Qui in-culturazione è anzitutto un’identificazione reciproca tra la biografia del pittore e la storia di Gesù. Grazie alla tela, anzi, dentro la tela, i loro profili si intrecciano, si com-prendono a vicenda e diventano un’unica storia di salvezza. «Colui che vuole onorare veramente la passione del Signore – scrive san Leone Magno – deve guardare con gli occhi del cuore Gesù Crocifisso, in modo da riconoscere nella sua carne la propria carne» (3). Per Van Gogh «non c’è frattura alcuna tra l’essere cristiano e l’essere pittore». E nondimeno, questo non ha significato per lui la pace, ma la lotta, quella continua ricerca dell’«alta nota gialla» che avrebbe dovuto consentirgli di dipingere «un’altra luce», un «sole più forte» (4).

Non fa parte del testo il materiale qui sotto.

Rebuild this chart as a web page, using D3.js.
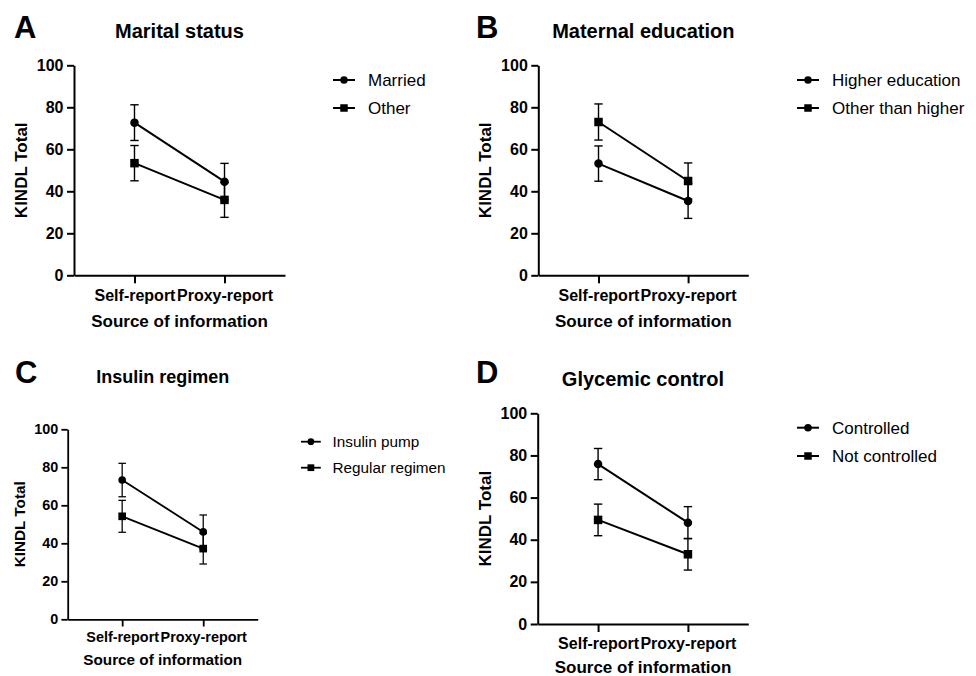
<!DOCTYPE html>
<html>
<head>
<meta charset="utf-8">
<script src="https://cdn.jsdelivr.net/npm/d3@7/dist/d3.min.js"></script>
<style>
  html, body { margin: 0; padding: 0; background: #fff; }
  svg { display: block; font-family: Arial, "Liberation Sans", sans-serif; }
</style>
</head>
<body>
<svg id="chart" width="976" height="676"></svg>
<script>
// ---------------- DATA ----------------
const sources = ["Self-report", "Proxy-report"];
const yTicks = [0, 20, 40, 60, 80, 100];
const panelLetters = ["A", "B", "C", "D"];
const panelTitles = ["Marital status", "Maternal education", "Insulin regimen", "Glycemic control"];
const xAxisTitle = "Source of information";
const yAxisTitle = "KINDL Total";

// series names per panel: [circle series, square series]
const seriesNames = [
  ["Married", "Other"],
  ["Higher education", "Other than higher"],
  ["Insulin pump", "Regular regimen"],
  ["Controlled", "Not controlled"]
];

// means [Self-report, Proxy-report] and SD
const maritalMarriedMean = [72.7, 44.6];
const maritalMarriedSD   = [8.5, 8.7];
const maritalOtherMean   = [53.4, 35.9];
const maritalOtherSD     = [8.4, 8.3];

const eduHigherMean = [53.2, 35.4];
const eduHigherSD   = [8.4, 8.3];
const eduOtherMean  = [73.0, 44.9];
const eduOtherSD    = [8.6, 8.6];

const insulinPumpMean    = [73.3, 46.0];
const insulinPumpSD      = [8.8, 8.9];
const insulinRegularMean = [54.2, 37.2];
const insulinRegularSD   = [8.4, 8.1];

const glyControlledMean    = [75.9, 48.1];
const glyControlledSD      = [7.4, 7.6];
const glyNotControlledMean = [49.4, 33.1];
const glyNotControlledSD   = [7.5, 7.5];

const panelData = [
  [[maritalMarriedMean, maritalMarriedSD], [maritalOtherMean, maritalOtherSD]],
  [[eduHigherMean, eduHigherSD], [eduOtherMean, eduOtherSD]],
  [[insulinPumpMean, insulinPumpSD], [insulinRegularMean, insulinRegularSD]],
  [[glyControlledMean, glyControlledSD], [glyNotControlledMean, glyNotControlledSD]]
];
const markerShapes = ["circle", "square"];

// ---------------- LAYOUT ----------------
const layout = [
  { ax: 74,    yTop: 65.3,  yBot: 275.3, w: 211,   s: 1,    letterX: 14,  letterY: 38,    titleY: 37.7,
    xTitleY: 326.7, legX: 333, legY: 80,    legDy: 28 },
  { ax: 538.3, yTop: 65.3,  yBot: 275.3, w: 210,   s: 1,    letterX: 476, letterY: 37.5,  titleY: 37.7,
    xTitleY: 326.7, legX: 797, legY: 80,    legDy: 28 },
  { ax: 67.7,  yTop: 429.3, yBot: 619.3, w: 190,   s: 0.9,  letterX: 15,  letterY: 382.7, titleY: 383.3,
    xTitleY: 665,   legX: 301, legY: 441.7, legDy: 26 },
  { ax: 537.7, yTop: 413.3, yBot: 624,   w: 210.6, s: 1,    letterX: 476, letterY: 383.3, titleY: 386,
    xTitleY: 673,   legX: 797, legY: 427.7, legDy: 28.3 }
];

const svg = d3.select("#chart");
svg.append("rect").attr("width", 976).attr("height", 676).attr("fill", "#fff");

function drawMarker(g, shape, cx, cy, size) {
  if (shape === "circle") {
    g.append("circle").attr("cx", cx).attr("cy", cy).attr("r", size / 2).attr("fill", "#000");
  } else {
    g.append("rect").attr("x", cx - size / 2).attr("y", cy - size / 2)
      .attr("width", size).attr("height", size).attr("fill", "#000");
  }
}

panelData.forEach((series, i) => {
  const L = layout[i];
  const s = L.s;
  const g = svg.append("g");

  const y = d3.scaleLinear().domain([0, 100]).range([L.yBot, L.yTop]);
  const x = d3.scalePoint().domain(sources).range([L.ax, L.ax + L.w]).padding(0.672);

  // panel letter
  g.append("text").attr("x", L.letterX).attr("y", L.letterY)
    .attr("font-size", 31).attr("font-weight", "bold").text(panelLetters[i]);

  // title
  g.append("text").attr("x", L.ax + L.w / 2).attr("y", L.titleY)
    .attr("text-anchor", "middle").attr("font-size", 20 * s).attr("font-weight", "bold")
    .text(panelTitles[i]);

  // Y axis
  const yAxis = g.append("g").attr("transform", `translate(${L.ax},0)`)
    .call(d3.axisLeft(y).tickValues(yTicks).tickSize(7 * s).tickSizeOuter(0).tickPadding(3.5 * s));
  yAxis.select(".domain").attr("stroke", "#000").attr("stroke-width", 2 * s);
  yAxis.selectAll(".tick line").attr("stroke", "#000").attr("stroke-width", 2 * s);
  yAxis.selectAll(".tick text").attr("font-size", 16 * s).attr("font-weight", "bold")
    .attr("font-family", "Arial, 'Liberation Sans', sans-serif").attr("fill", "#000");

  // X axis
  const xAxis = g.append("g").attr("transform", `translate(0,${L.yBot})`)
    .call(d3.axisBottom(x).tickSize(8 * s).tickSizeOuter(0).tickPadding(6 * s));
  xAxis.select(".domain").attr("stroke", "#000").attr("stroke-width", 2 * s);
  xAxis.selectAll(".tick line").attr("stroke", "#000").attr("stroke-width", 2 * s);
  xAxis.selectAll(".tick text").attr("font-size", 16 * s).attr("font-weight", "bold")
    .attr("font-family", "Arial, 'Liberation Sans', sans-serif").attr("fill", "#000");

  // axis titles
  g.append("text").attr("x", L.ax + L.w / 2).attr("y", L.xTitleY)
    .attr("text-anchor", "middle").attr("font-size", 17 * s).attr("font-weight", "bold")
    .text(xAxisTitle);
  const ylx = L.ax - 47 * s, yly = (L.yTop + L.yBot) / 2;
  g.append("text").attr("transform", `translate(${ylx},${yly}) rotate(-90)`)
    .attr("text-anchor", "middle").attr("font-size", 17 * s).attr("font-weight", "bold")
    .text(yAxisTitle);

  // series
  const line = d3.line().x(d => x(d.src)).y(d => y(d.mean));
  series.forEach(([means, sds], k) => {
    const pts = sources.map((src, j) => ({ src, mean: means[j], sd: sds[j] }));
    // error bars
    pts.forEach(p => {
      const cx = x(p.src);
      const eb = g.append("g").attr("stroke", "#000").attr("stroke-width", 1.4 * s);
      eb.append("line").attr("x1", cx).attr("x2", cx).attr("y1", y(p.mean - p.sd)).attr("y2", y(p.mean + p.sd));
      [p.mean - p.sd, p.mean + p.sd].forEach(v => {
        eb.append("line").attr("x1", cx - 4.2 * s).attr("x2", cx + 4.2 * s).attr("y1", y(v)).attr("y2", y(v));
      });
    });
    g.append("path").datum(pts).attr("d", line)
      .attr("fill", "none").attr("stroke", "#000").attr("stroke-width", 2 * s);
    pts.forEach(p => drawMarker(g, markerShapes[k], x(p.src), y(p.mean), 8.5 * s));
  });

  // legend
  seriesNames[i].forEach((name, k) => {
    const ly = L.legY + k * L.legDy;
    const lw = 22 * s;
    g.append("line").attr("x1", L.legX).attr("x2", L.legX + lw).attr("y1", ly).attr("y2", ly)
      .attr("stroke", "#000").attr("stroke-width", 2 * s);
    drawMarker(g, markerShapes[k], L.legX + lw / 2, ly, 7.5 * s);
    g.append("text").attr("x", L.legX + 35 * s).attr("y", ly).attr("dy", "0.36em")
      .attr("font-size", 17 * s).text(name);
  });
});
</script>
</body>
</html>
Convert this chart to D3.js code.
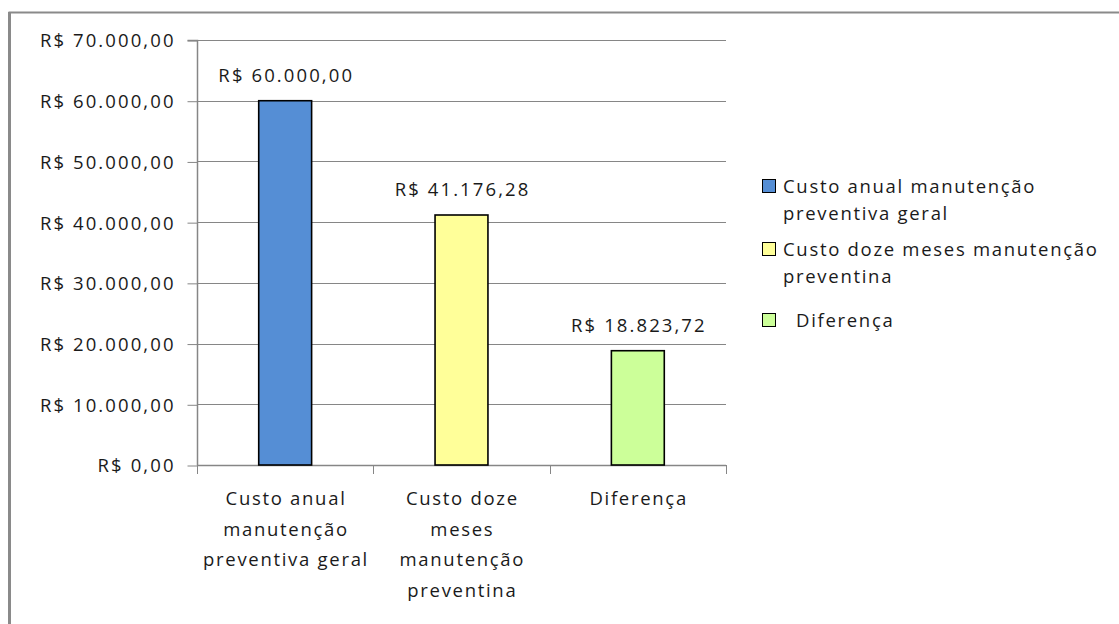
<!DOCTYPE html>
<html>
<head>
<meta charset="utf-8">
<script src="https://cdn.jsdelivr.net/npm/d3@7"></script>
<style>
  html, body { margin: 0; padding: 0; background: #fff; }
  svg text { font-family: "Open Sans", "Lato", sans-serif; fill: #1a1a1a; letter-spacing: 1.7px; }
</style>
</head>
<body>
<svg id="chart" width="1119" height="624"></svg>
<script>
// Cost comparison: annual general preventive maintenance vs. twelve-month preventive maintenance
const categories = [
  ["Custo anual", "manutenção", "preventiva geral"],
  ["Custo doze", "meses", "manutenção", "preventina"],
  ["Diferença"]
];
const seriesNames = [
  ["Custo anual manutenção", "preventiva geral"],
  ["Custo doze meses manutenção", "preventina"],
  ["  Diferença"]
];
const values = [60000.00, 41176.28, 18823.72];
const valueLabels = ["R$ 60.000,00", "R$ 41.176,28", "R$ 18.823,72"];
const colors = ["#558ED5", "#FFFF99", "#CCFF99"];
const yTicks = [0, 10000, 20000, 30000, 40000, 50000, 60000, 70000];
const yTickLabels = ["R$ 0,00", "R$ 10.000,00", "R$ 20.000,00", "R$ 30.000,00",
                     "R$ 40.000,00", "R$ 50.000,00", "R$ 60.000,00", "R$ 70.000,00"];

const svg = d3.select("#chart");
const fontSize = 18.5;
const ls = 1.7; // letter spacing, compensated when centring
const numLs = 2.1; // slightly wider spacing for currency figures

// outer frame of the chart area
svg.append("rect")
  .attr("x", 9.5).attr("y", 12.5)
  .attr("width", 1200).attr("height", 700)
  .attr("fill", "none").attr("stroke", "#8a8a8a").attr("stroke-width", 2);
svg.append("line")
  .attr("x1", 9.5).attr("x2", 9.5).attr("y1", 12).attr("y2", 624)
  .attr("stroke", "#8a8a8a").attr("stroke-width", 3);

const plot = { left: 197, right: 726, top: 40, bottom: 465 };

const x = d3.scaleBand()
  .domain(d3.range(values.length))
  .range([plot.left, plot.right])
  .paddingInner(0.7).paddingOuter(0.35);

const y = d3.scaleLinear().domain([0, 70000]).range([plot.bottom, plot.top]);

// gridlines
svg.append("g")
  .selectAll("line")
  .data(yTicks.filter(d => d > 0))
  .join("line")
  .attr("x1", plot.left).attr("x2", plot.right)
  .attr("y1", d => Math.round(y(d)) + 0.5).attr("y2", d => Math.round(y(d)) + 0.5)
  .attr("stroke", "#868686").attr("stroke-width", 1);

// y axis
const yAxis = d3.axisLeft(y)
  .tickValues(yTicks)
  .tickFormat((d, i) => yTickLabels[i])
  .tickSize(10)
  .tickPadding(14 - numLs);
const gy = svg.append("g")
  .attr("transform", `translate(${plot.left + 0.5},0.5)`)
  .call(yAxis);
gy.select(".domain").attr("stroke", "#868686").attr("stroke-width", 1.5)
  .attr("d", `M-10,${y(70000)}H0V${y(0)}`);
gy.selectAll(".tick line").attr("stroke", "#868686");
gy.selectAll(".tick text")
  .attr("font-size", fontSize)
  .style("font-family", "'Open Sans', Lato, sans-serif")
  .style("letter-spacing", numLs + "px")
  .attr("fill", "#1a1a1a")
  .attr("dy", "0.35em");

// x axis line and category dividers
svg.append("line")
  .attr("x1", plot.left).attr("x2", plot.right)
  .attr("y1", plot.bottom + 0.5).attr("y2", plot.bottom + 0.5)
  .attr("stroke", "#868686").attr("stroke-width", 1.5);
const step = (plot.right - plot.left) / values.length;
svg.append("g").selectAll("line")
  .data(d3.range(values.length + 1))
  .join("line")
  .attr("x1", i => Math.round(plot.left + i * step) + 0.5)
  .attr("x2", i => Math.round(plot.left + i * step) + 0.5)
  .attr("y1", plot.bottom).attr("y2", plot.bottom + 9)
  .attr("stroke", "#868686").attr("stroke-width", 1);

// bars
svg.append("g").selectAll("rect")
  .data(values)
  .join("rect")
  .attr("x", (d, i) => x(i))
  .attr("y", d => y(d))
  .attr("width", x.bandwidth())
  .attr("height", d => y(0) - y(d))
  .attr("fill", (d, i) => colors[i])
  .attr("stroke", "#000").attr("stroke-width", 1.6);

// value labels
svg.append("g").selectAll("text")
  .data(values)
  .join("text")
  .attr("x", (d, i) => x(i) + x.bandwidth() / 2 + numLs / 2)
  .attr("y", d => y(d) - 19)
  .attr("text-anchor", "middle")
  .attr("font-size", fontSize)
  .style("letter-spacing", numLs + "px")
  .text((d, i) => valueLabels[i]);

// category labels
const catG = svg.append("g");
categories.forEach((lines, i) => {
  const t = catG.append("text")
    .attr("text-anchor", "middle")
    .attr("font-size", fontSize);
  lines.forEach((line, j) => {
    t.append("tspan")
      .attr("x", x(i) + x.bandwidth() / 2 + ls / 2)
      .attr("y", 505 + j * 30.5)
      .text(line);
  });
});

// legend
const legend = svg.append("g");
const legendY = [186, 249, 320];
seriesNames.forEach((lines, i) => {
  legend.append("rect")
    .attr("x", 762.5).attr("y", legendY[i] - 6.5)
    .attr("width", 13).attr("height", 13)
    .attr("fill", colors[i]).attr("stroke", "#000").attr("stroke-width", 1);
  const t = legend.append("text")
    .attr("font-size", fontSize)
    .attr("xml:space", "preserve")
    .style("white-space", "pre");
  lines.forEach((line, j) => {
    t.append("tspan")
      .attr("x", 783)
      .attr("y", legendY[i] + 7 + j * 27)
      .text(line);
  });
});
</script>
</body>
</html>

La solitudine del pittore, la sua melanconia, quel «qualcosa di rotto nel mio cervello» (5) – dice di sé – trovano un luogo, un destino divino, nel Cristo crocifisso e abbandonato. Questo mistero gli parla, e avviene quel riconoscimento reciproco che è al cuore di ogni autentica inculturazione. Van Gogh non perde il suo volto, la sua storia, ma capisce che gli è data per essere con e come Cristo, entrambi reitetti, entrambi figli. La sua biografia trova spazio e senso solo in quella teologia che è la storia di Gesù-Dio con noi. Eppure, nemmeno una simile comunione riuscirà a salvare il pittore dal gesto estremo che lo porterà alla morte.
Che strano, una tale vicinanza lo lascia ancora solo. Devono saperlo i miei studenti. Che c’è sempre uno scarto. Che in ogni tentativo di inculturazione i conti non tornano. E «che paghiamo cara, molto cara, la dignità sovrumana della nostra vocazione» (6).
1. V. Van Gogh, Lettere a Theo, Parma 1984, 287-288.
2. M. Recalcati, Melanconia e creazione in Vincent Van Gogh, Torino 2009, 48.
3. Dai «Discorsi» di san Leone Magno, Disc. 15 sulla passione del Signore, 3-4; PL 54, 366-367.
4. V. Van Gogh, Lettere a Theo, 341.
5. V. Van Gogh, in K. Jaspers, Genio e follia. Strindberg e Van Gogh, Milano 2001, 159.
6. G. Bernanos, Diario di un curato di campagna, Milano 1998, 65.